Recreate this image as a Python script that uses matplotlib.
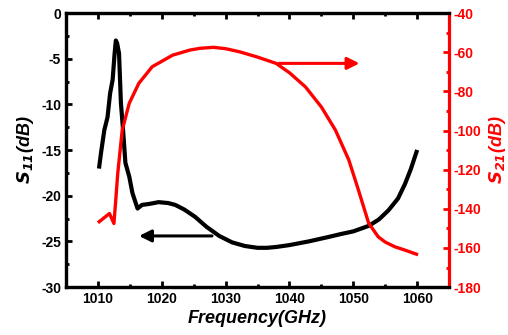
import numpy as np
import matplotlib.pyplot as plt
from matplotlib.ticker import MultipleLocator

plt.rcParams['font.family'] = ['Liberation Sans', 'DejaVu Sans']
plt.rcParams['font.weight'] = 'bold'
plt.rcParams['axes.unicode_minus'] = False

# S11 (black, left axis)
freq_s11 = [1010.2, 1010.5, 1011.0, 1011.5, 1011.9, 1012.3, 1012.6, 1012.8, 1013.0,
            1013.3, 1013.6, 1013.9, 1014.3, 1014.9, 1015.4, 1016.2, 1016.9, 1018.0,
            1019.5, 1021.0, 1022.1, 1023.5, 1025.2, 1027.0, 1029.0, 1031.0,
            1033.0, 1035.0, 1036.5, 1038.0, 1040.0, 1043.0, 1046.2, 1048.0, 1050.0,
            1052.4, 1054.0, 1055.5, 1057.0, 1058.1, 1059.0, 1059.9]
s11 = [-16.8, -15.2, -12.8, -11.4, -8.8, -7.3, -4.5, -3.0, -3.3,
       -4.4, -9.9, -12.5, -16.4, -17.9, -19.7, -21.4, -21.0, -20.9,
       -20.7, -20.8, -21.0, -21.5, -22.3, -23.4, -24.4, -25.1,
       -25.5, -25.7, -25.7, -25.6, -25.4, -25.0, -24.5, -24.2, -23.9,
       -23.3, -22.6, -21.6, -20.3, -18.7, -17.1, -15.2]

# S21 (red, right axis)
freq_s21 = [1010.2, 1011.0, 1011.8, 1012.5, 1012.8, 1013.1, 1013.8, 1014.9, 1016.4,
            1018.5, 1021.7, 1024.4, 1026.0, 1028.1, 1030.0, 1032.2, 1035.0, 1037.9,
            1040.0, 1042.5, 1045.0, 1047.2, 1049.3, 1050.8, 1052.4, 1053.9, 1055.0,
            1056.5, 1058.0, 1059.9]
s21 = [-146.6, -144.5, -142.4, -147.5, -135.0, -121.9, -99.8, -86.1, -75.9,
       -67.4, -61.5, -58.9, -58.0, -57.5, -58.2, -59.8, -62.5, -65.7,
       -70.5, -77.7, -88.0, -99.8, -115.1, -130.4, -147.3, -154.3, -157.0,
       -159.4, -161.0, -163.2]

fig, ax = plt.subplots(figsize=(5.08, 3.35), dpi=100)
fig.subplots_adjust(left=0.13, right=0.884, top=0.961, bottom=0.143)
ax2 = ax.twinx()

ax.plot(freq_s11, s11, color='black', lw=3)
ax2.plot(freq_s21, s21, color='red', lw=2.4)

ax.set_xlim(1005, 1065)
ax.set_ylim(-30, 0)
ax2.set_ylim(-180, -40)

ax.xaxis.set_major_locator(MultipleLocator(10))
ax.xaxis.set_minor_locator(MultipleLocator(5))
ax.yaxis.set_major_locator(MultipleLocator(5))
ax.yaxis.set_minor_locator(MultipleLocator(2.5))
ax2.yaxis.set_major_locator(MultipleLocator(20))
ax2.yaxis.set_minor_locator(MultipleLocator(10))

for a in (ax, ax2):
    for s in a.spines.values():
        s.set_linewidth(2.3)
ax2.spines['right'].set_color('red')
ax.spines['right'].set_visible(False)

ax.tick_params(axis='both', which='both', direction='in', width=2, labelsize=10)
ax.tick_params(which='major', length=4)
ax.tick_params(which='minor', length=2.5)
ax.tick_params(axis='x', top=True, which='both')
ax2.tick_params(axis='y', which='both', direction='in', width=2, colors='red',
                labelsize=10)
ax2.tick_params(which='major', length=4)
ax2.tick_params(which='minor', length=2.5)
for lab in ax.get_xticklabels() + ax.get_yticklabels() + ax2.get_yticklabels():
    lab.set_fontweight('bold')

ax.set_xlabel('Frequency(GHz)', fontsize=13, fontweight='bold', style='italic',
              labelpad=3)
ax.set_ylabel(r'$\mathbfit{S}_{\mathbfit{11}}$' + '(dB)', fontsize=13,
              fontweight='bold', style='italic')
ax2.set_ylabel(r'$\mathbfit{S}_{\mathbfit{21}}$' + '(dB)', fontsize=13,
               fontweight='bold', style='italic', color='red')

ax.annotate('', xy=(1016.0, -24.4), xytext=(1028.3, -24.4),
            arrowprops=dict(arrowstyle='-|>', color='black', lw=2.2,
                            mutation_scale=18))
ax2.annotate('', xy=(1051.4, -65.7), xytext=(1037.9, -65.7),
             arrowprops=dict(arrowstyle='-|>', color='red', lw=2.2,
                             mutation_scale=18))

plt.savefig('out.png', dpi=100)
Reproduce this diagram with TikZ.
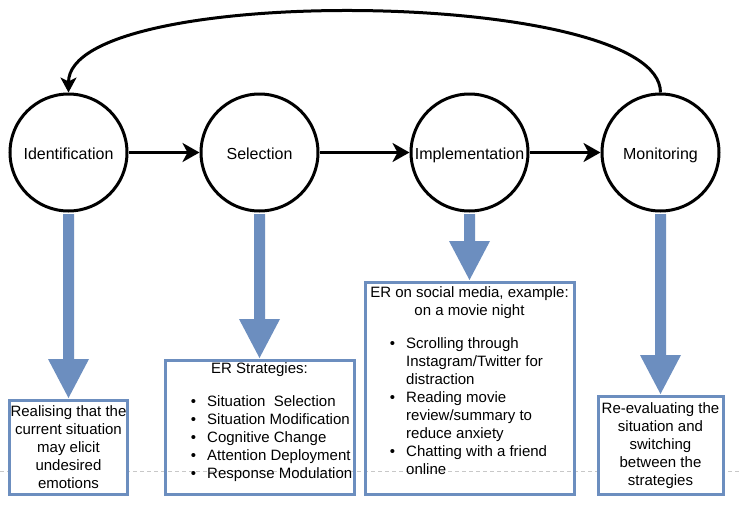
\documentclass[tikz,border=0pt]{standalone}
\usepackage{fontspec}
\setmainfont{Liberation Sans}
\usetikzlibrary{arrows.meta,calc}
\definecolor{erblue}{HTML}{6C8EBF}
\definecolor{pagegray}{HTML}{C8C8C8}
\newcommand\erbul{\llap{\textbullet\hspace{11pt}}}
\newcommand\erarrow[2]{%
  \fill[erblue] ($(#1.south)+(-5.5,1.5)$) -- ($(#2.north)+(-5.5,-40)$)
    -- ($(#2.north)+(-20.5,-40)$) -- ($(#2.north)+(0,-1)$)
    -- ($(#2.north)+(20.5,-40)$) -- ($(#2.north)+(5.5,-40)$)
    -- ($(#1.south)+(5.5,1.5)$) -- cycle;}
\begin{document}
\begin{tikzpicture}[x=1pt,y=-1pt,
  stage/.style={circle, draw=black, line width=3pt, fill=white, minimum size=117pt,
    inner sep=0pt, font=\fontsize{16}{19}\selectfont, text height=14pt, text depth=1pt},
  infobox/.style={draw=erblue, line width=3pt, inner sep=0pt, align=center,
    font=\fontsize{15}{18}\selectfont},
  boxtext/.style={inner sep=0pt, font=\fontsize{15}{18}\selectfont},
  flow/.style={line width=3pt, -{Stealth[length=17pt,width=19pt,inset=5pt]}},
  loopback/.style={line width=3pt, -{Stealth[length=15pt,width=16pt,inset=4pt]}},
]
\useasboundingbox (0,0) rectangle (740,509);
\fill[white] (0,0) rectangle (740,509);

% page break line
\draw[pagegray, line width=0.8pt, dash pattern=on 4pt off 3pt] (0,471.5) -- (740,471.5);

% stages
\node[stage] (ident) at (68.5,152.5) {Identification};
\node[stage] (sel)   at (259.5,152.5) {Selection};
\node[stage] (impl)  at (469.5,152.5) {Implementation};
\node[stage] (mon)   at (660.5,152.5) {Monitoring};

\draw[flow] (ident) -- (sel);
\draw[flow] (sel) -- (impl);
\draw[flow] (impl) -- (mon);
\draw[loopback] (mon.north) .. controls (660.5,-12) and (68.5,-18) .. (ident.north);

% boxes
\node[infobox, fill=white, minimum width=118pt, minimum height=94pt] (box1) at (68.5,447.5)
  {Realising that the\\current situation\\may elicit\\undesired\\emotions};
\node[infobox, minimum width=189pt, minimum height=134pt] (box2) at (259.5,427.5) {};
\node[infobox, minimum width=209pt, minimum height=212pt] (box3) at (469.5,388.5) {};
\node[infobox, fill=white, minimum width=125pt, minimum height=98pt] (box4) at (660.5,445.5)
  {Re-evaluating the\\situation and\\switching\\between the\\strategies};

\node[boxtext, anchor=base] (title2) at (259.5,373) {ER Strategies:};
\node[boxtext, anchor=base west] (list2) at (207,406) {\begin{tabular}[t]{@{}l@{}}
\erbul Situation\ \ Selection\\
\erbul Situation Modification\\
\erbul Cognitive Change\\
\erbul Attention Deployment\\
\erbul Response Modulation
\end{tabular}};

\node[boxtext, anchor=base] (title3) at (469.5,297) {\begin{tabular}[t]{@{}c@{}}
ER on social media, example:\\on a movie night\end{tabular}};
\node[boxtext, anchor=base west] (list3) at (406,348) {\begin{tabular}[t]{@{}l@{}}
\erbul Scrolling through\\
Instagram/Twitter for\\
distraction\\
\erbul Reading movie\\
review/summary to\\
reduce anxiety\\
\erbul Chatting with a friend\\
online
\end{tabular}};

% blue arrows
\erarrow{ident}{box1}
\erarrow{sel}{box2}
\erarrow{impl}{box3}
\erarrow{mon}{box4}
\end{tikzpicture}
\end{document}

### Task requirements
Above are the records; repeat their lines from the first through the line containing "plt.rcParams['axes.unicode_minus'] = False", and leave out each picture.

### The solution
Recreate this image as a Python script that uses matplotlib.
import numpy as np
import matplotlib.pyplot as plt
from matplotlib.ticker import MultipleLocator

plt.rcParams['font.family'] = ['Liberation Sans', 'DejaVu Sans']
plt.rcParams['font.weight'] = 'bold'
plt.rcParams['axes.unicode_minus'] = False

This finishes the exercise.